The company derives about 60% of its revenue from its 100%-owned flagship Yauricocha copper-zinc mine in Peru. The mine has been in continuous operation since 1948. Last year it produced 75.1 million lb. copper-equivalent at an all-in sustaining cost of $2.11 per lb. copper-equivalent sold. The property has measured and indicated resources (including reserves) of 15.9 million tonnes grading 1.18% copper, 2.22% zinc, 0.62% lead, 44 grams silver per tonne, and 0.53 gram gold per tonne. The inferred resource measures 11.6 million tonnes at 1.40% copper, 0.95% zinc, 0.31% lead, 27.5 grams silver, and 0.45 grams gold.
Its 100%-owned Bolivar underground copper-gold mine in Mexico produced 35.8 million lb. copper-equivalent in 2020 and contributed 33% to Sierra’s revenues. The all-in sustaining cost was US$1.88 per lb. copper-equivalent sold. Measured and indicated resources (including reserves) stand at 19.4 million tonnes grading 0.21 gram gold, 0.77% copper and 15.1 grams silver. The inferred resource is 21.4 million tonnes at 0.21 gram gold, 0.78% copper and 14.2 grams silver.
New discoveries at Bolivar offer opportunity to expand production. The Bolivar West Extension has an average in situ grade of 2.09% copper-equivalent with an average true width of 8.2 metres. The Bolivar West zone has an in situ grade of 2.55% copper-equivalent with an average true width of 9.1 metres. Ramps are under development to Bolivar Northwest and Cineguita so that these zones can be mined in the future.
Sierra Metals also owns 82% of the underground Cusi silver mine in Mexico. It contributed only 7% to the company’s revenues last year, but growth is planned. This operation produced 998,000 oz. silver-equivalent in 2020 at AISCs of US$25.26 per oz. silver-equivalent sold.
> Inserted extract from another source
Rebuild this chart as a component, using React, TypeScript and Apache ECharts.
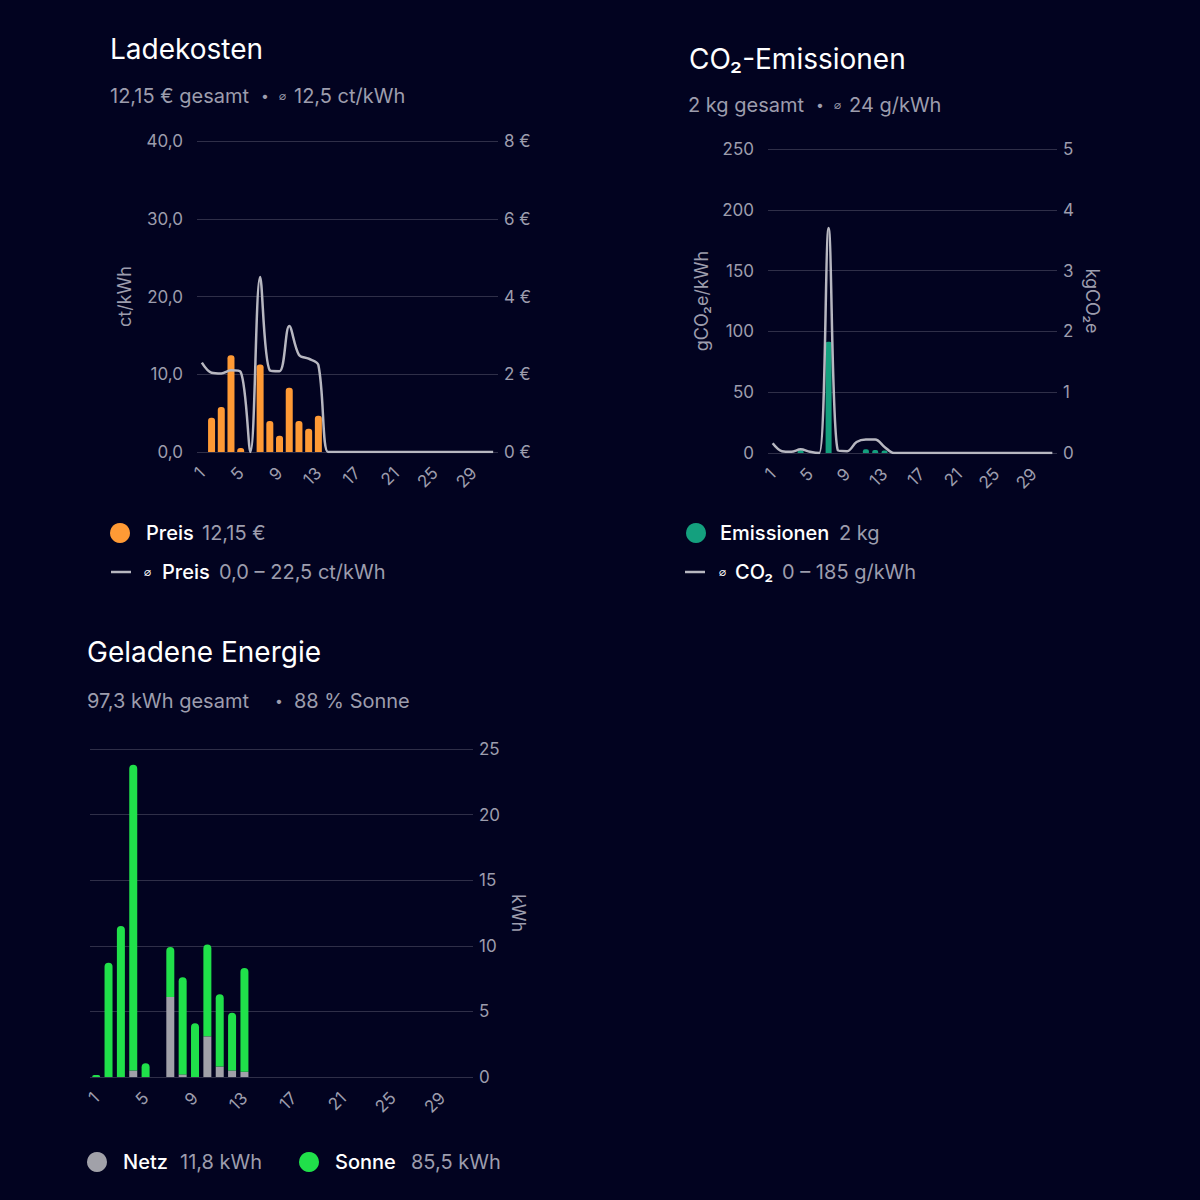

It has measured and indicated resources of 5.4 million tonnes grading 182 grams silver, 0.49% lead, 0.58% zinc, and 0.12 gram gold. The inferred portion is 4.9 million tonnes at 146.0 grams silver, 0.43% lead, 0.69% zinc, and 0.18 gram gold. The high-grade silver vein system recently discovered during development work in the mine has the company thinking of expansion.
A preliminary economic assessment was released for Cusi in November 2020. It examined boosting the current 1,000 tonne-per- day mining and milling rate to at least 1,200 tonnes per day. The mill flowsheet is conventional, including crushing, grinding, flotation, dewatering of final concentrate, and a tailings management facility (TMF).
The capital cost of expansion includes $46.6 million for mine development and $17.6 million for TMF improvements. Sustaining costs would total $45.6 million through 2035. The base case predicts a 16-year mine that would have an after-tax net profit value (at a 5% discount rate) of C$64 million.
The PEA also examined the possibility of expansion to 2,400, 3,000 and 3,500 tonnes per day.
Sierra Metals has a market capitalization of C$672 million.